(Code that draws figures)
============================================================
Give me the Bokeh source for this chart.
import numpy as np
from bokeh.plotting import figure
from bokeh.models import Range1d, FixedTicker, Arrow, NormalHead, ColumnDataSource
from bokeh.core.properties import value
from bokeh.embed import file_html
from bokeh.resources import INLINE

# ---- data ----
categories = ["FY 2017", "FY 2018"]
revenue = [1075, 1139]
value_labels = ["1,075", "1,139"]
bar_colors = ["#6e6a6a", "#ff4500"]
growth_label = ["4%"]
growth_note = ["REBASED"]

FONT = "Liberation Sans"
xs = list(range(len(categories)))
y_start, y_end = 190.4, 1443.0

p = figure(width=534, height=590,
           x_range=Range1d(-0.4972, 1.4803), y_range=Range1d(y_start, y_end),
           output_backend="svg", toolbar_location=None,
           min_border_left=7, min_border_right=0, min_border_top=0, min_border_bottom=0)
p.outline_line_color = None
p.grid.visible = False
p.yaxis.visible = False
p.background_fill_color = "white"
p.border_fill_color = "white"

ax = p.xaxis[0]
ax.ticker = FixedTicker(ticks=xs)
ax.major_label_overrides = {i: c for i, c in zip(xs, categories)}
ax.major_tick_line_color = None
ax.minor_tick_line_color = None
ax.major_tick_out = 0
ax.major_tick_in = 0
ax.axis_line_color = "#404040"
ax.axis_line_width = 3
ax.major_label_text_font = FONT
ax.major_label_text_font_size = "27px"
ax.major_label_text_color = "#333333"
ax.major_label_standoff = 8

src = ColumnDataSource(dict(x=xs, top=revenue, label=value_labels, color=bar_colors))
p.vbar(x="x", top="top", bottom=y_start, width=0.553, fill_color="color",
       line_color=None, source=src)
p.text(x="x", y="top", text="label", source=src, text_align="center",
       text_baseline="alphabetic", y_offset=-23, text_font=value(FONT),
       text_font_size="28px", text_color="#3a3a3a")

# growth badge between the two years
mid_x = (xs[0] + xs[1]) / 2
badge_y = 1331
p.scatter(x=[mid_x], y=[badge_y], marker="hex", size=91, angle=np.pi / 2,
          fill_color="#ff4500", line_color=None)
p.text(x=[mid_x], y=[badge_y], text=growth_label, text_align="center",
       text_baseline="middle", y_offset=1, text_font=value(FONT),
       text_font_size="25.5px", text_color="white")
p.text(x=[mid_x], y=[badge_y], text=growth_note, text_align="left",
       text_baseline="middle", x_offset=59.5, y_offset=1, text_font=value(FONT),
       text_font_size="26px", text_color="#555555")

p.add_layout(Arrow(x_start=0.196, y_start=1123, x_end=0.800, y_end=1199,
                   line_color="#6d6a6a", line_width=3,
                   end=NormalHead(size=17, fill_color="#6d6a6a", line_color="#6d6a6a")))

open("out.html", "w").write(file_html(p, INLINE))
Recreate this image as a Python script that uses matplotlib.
============================================================
### Do this
Only the lines from the top of the data through the line that contains "y_start, y_end = 190.4, 1443.0" should be quoted, exactly as they stand.

### Answer for this exercise
Give me the Bokeh source for this chart.
import numpy as np
from bokeh.plotting import figure
from bokeh.models import Range1d, FixedTicker, Arrow, NormalHead, ColumnDataSource
from bokeh.core.properties import value
from bokeh.embed import file_html
from bokeh.resources import INLINE

# ---- data ----
categories = ["FY 2017", "FY 2018"]
revenue = [1075, 1139]
value_labels = ["1,075", "1,139"]
bar_colors = ["#6e6a6a", "#ff4500"]
growth_label = ["4%"]
growth_note = ["REBASED"]

FONT = "Liberation Sans"
xs = list(range(len(categories)))
y_start, y_end = 190.4, 1443.0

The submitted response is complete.